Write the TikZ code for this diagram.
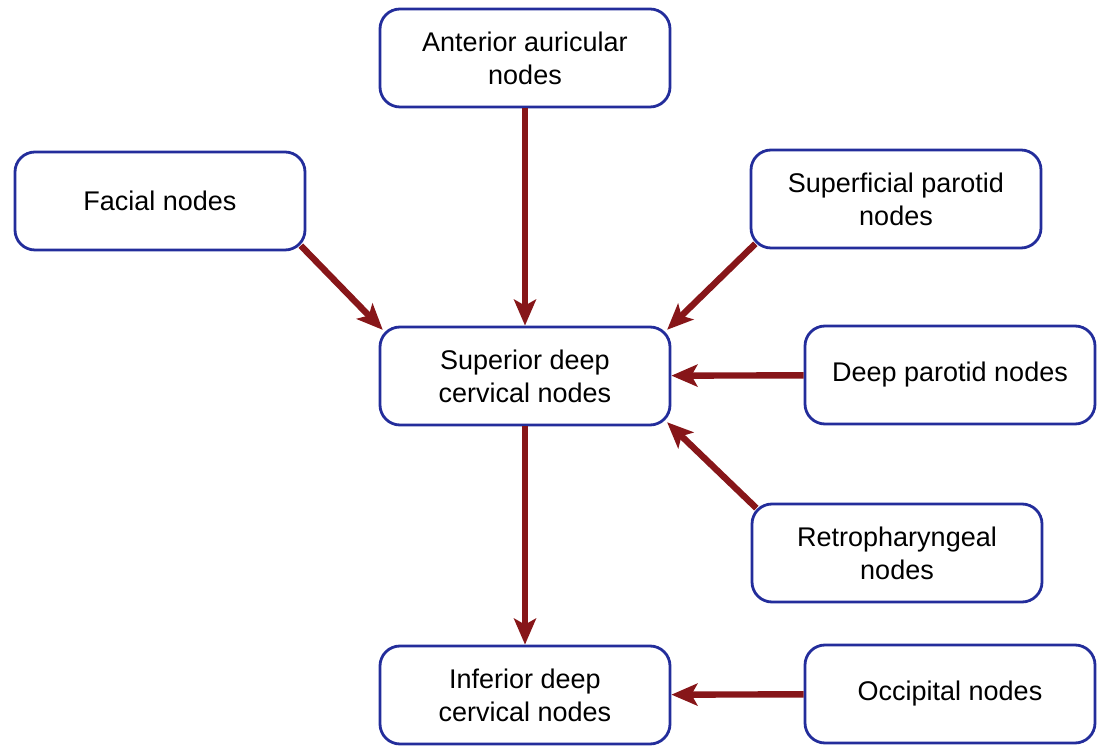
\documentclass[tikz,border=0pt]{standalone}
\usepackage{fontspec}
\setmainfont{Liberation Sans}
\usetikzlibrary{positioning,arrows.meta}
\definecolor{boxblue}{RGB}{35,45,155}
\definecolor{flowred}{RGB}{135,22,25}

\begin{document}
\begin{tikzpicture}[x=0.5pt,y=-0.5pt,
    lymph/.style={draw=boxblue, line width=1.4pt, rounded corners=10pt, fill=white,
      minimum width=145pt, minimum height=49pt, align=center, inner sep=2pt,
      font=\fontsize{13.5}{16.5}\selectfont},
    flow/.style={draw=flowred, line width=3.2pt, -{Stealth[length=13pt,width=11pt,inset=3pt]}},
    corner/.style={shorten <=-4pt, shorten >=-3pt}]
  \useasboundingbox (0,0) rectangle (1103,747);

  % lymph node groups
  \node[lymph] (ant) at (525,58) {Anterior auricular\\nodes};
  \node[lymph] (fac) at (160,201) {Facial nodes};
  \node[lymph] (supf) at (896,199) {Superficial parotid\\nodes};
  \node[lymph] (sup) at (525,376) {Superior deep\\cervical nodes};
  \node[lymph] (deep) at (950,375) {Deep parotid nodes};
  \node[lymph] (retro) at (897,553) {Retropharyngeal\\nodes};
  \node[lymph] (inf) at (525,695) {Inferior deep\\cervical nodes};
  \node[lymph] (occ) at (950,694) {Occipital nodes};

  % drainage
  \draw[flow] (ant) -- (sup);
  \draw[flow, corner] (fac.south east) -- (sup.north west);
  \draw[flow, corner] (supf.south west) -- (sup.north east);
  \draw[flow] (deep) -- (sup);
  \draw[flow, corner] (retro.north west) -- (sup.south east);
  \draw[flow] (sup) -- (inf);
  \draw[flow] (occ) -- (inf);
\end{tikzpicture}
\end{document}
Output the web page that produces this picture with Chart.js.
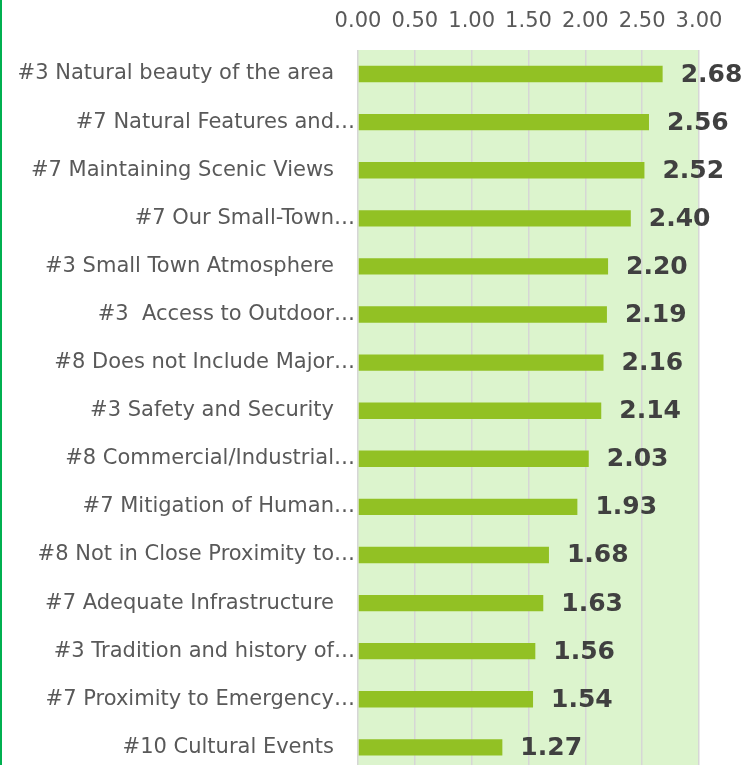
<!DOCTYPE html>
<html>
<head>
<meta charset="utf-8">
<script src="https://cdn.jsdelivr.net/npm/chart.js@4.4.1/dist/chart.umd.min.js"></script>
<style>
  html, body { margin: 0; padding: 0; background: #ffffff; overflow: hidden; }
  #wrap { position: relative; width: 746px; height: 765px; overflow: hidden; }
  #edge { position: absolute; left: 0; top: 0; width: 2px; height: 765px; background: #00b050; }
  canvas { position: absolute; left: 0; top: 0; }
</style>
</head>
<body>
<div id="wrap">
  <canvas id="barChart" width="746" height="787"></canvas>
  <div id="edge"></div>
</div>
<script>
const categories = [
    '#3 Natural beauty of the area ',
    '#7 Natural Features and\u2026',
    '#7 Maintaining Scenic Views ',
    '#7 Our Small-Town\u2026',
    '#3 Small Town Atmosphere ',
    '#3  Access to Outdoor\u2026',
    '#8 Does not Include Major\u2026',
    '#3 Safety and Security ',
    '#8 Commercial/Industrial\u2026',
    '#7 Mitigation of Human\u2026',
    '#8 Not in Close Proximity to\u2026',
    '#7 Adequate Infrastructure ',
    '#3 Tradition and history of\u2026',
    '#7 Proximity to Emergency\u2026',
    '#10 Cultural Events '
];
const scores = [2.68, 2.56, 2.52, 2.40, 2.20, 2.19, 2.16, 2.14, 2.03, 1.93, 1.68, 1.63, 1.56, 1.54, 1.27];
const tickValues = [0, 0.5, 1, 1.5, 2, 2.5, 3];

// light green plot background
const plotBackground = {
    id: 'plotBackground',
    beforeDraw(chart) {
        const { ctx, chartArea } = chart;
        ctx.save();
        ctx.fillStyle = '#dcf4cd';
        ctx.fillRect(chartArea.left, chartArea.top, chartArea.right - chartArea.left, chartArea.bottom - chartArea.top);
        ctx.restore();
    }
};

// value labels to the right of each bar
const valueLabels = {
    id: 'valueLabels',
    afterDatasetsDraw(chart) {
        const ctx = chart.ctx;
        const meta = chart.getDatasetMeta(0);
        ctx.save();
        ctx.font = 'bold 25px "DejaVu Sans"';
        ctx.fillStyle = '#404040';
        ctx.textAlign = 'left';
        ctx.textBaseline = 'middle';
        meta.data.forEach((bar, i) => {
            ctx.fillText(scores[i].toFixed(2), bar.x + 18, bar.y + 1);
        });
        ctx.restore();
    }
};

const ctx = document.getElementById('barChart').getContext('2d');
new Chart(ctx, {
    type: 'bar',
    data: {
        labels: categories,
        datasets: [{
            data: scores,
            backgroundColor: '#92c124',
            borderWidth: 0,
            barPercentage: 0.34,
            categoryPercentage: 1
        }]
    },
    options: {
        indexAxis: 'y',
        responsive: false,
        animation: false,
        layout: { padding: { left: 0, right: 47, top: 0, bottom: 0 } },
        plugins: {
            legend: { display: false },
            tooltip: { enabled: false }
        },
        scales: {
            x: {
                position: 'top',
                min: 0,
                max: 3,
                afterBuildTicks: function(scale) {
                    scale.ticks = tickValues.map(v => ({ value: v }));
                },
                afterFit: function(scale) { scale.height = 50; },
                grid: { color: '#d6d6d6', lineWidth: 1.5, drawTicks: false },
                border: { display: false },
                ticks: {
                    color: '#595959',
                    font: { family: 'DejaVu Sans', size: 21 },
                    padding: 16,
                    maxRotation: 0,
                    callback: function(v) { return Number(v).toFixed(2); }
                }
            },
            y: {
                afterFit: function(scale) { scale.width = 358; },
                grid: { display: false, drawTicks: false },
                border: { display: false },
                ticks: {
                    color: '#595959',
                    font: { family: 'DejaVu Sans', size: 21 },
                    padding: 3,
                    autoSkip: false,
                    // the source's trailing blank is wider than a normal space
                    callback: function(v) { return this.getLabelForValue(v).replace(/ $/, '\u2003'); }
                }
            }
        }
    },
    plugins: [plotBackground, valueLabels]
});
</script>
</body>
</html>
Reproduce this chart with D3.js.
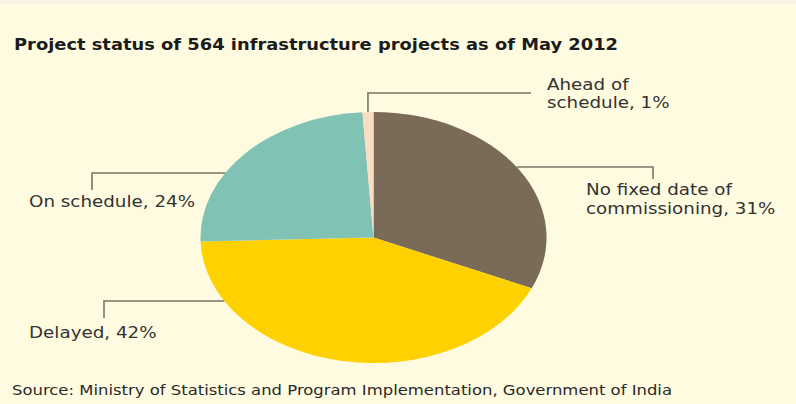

◆ Exercise aim
Copy out every line from the material above in which the word "this" appears.

◆ Correct result
Write the TikZ code for this diagram.
Output the web page that produces this picture with Chart.js.
                    callback: function(v) { return this.getLabelForValue(v).replace(/ $/, '\u2003'); }
Reproduce this chart with D3.js.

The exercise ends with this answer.